In December 2006, Bill Bradbury gave a presentation at South Eugene High School and stated we "need" to keep clearcutting our state forests "to help the kids" - just after he said environmental education was important.
Two years before this presentation, Bradbury gave a speech in the University of Oregon's Lillis Building (the world's largest solar array that was installed partly in the shade) and admitted we're at Peak Oil -- but did not mention anything the state was going to do as our part of the solution.
The State of Oregon is planning for continued sprawl growth with new highways such as the Sunrise Freeway (Clackamas), a new Columbia River bridge in Portland and the Newberg-Dundee Bypass. In November 2006, the Oregon Department of Transportation removed the West Eugene Parkway from state construction plans (in large part due to threatened lawsuits). If the State really wants to mitigate global warming and Peak Oil, plans for more highways should be canceled and the money diverted to improving Amtrak and other mass transit systems.

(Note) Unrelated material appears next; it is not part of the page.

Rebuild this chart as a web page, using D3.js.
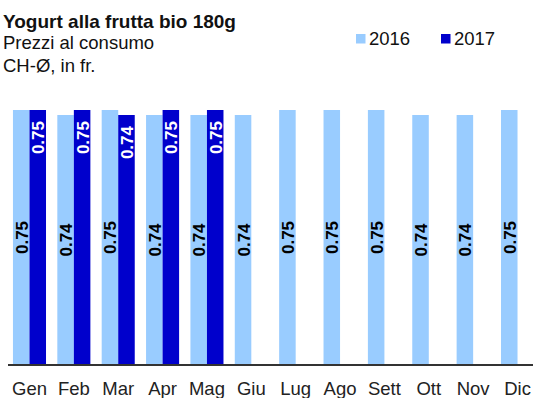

The State could start its effort for climate change by prohibiting clearcutting, strip mining, highway construction and more fossil fuel combustion facilities -- that would be a serious action that would show commitment for solutions.
Many politicians say they want to solve global warming but few want to make difficult choices that require changes for industries that make campaign contributions (construction, real estate, logging). Without these shifts, speeches about climate change are just hot air.